Lahore: On February 17, 2013, the Hazara community was attacked in a bomb blast that killed at least 84 people and left 160 injured. The bomb – hundreds of kilograms of explosives fixed to a water tanker – exploded in a vegetable market in Quetta’s Hazara Town, and had been detonated using a remote control.
Jalila Haider can’t ever forget that day. The grief and trauma are etched in her mind. When she visited the market place, she saw the level of damage done.
“I thought I saw a body in the Imam Bargah, so I went inside. I was right. A corpse lay at a distance,” she recalls. “At first I thought it was the body of a man. Then I saw it was a pregnant women – both her and the baby were completely burnt.”
According to Haider, who is the first female Hazara lawyer, targeted violence against her community spiked in the early 2000s.
“Persecution against the Hazara people started in Balochistan soon after the Taliban invasion in Afghanistan,” she says. “In 1999, the first attack took place, where a passenger van was targeted. Later, the Lashkar-e-Jhangvi claimed responsibility for that. Then the attacks continued, one after the other, from time to time. They started again from 2002 and still continue.”
It is mostly in Quetta, the capital city of Balochistan, that the attacks take place. While a majority of the community does live here, they are also present in other parts of the country. “Very few people know about the Hazara people in the rest of the country,” Haider says.
The lawyer has made her community the focal point of her work, including in her public speeches. “From giving free legal assistance to bringing up basic problems such as identity card issues, I have always raised my voice against Hazaras’ plight at every national and international forum,” she says. “I even went on an indefinite hunger strike and called the Chief of Army Staff to visit the hunger strike camp, where he assured Hazara people he would work towards their security. Today, things have become much better in Quetta city.”
In the last 20 years, however, the situation has been so bad that many from the Hazara community have left the country and have ended up in migrating to Australia, Canada, the US, Europe and the UK. “Many people are still waiting to be settled in Indonesia and Thailand,” she says.
For Haider, being an ethnic minority is not the only challenge. “Being a women itself is a challenge,” says the lawyer who in 2019 made it to the BBC’s list of “100 most inspiring and influential women from around the world”.
“And then I am also a the first female lawyer of an ethnic minority. I did earn enough respect in our Bar, but I also faced a lot of sexism, cyber harassment and abuse for being outspoken. But I always remained firm and determined for my cause and work.”
Even though Hazaras are progressive people, says Haider, with women being comparatively more liberated with respect to education, selection of profession and choice of life partner, she did have to face sexism. “Fathers always support their daughters more than their sons,” she says. “Very few Hazaras are conservative about women’s freedom, and the ones who are also engage in cyber bullying of women like me.”

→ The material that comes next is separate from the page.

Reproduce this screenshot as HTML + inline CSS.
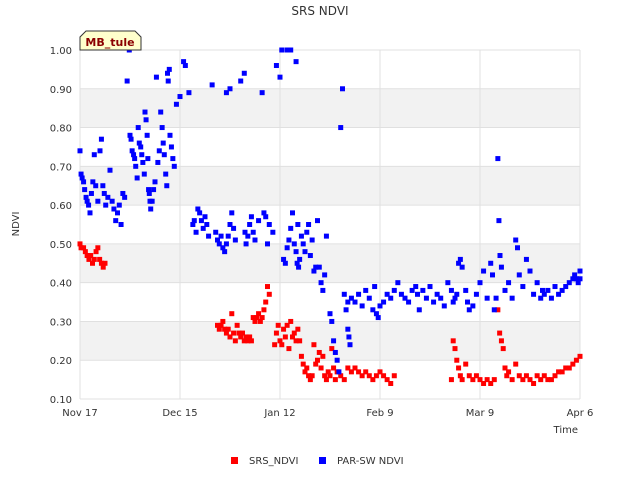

Haider has also been raising the issue of people who have gone missing over the past two decades. Thousands are said to have disappeared without any trace from Balochistan, Sindh and Khyber Pakhtunkhwa, but there has been no official statements regarding them, despite families and activists taking to the streets.
This may have been one of the key thorns in the side of the Pakistan government because on January 20, Haider was detained at the airport for seven hours. She was on her way to the UK to attend a conference, and as she finished her documentation, she was stopped by the Federal Investigation Agency (FIA).
“They said I could not fly as per the directives of some state agency and that I could not travel abroad because of my ‘anti-state activities’,” says Haider. “The woman from the FIA said, ‘Koi gumshuda afrad ka mamla hay (It’s something to do with missing persons)’. I was kept detained for seven hours without any interrogation and without being allowed to contact even my lawyer. Later my passport was returned to me and I was told that I could take another flight. I was never told the reason for my detention.”
For Haider, this was the most humiliating incident in her life. In March 2019 too, a cabinet committee had decided to impose a travel ban on her, possibly for her activism in a civil rights’ movement. Even then, the reason for the ban was not revealed.
“I do not know what they mean when they say I am involved in ‘anti-state activities’,” she says. “What anti-state activities? I only speak for human rights and women’s issues. Are these anti-state issues?”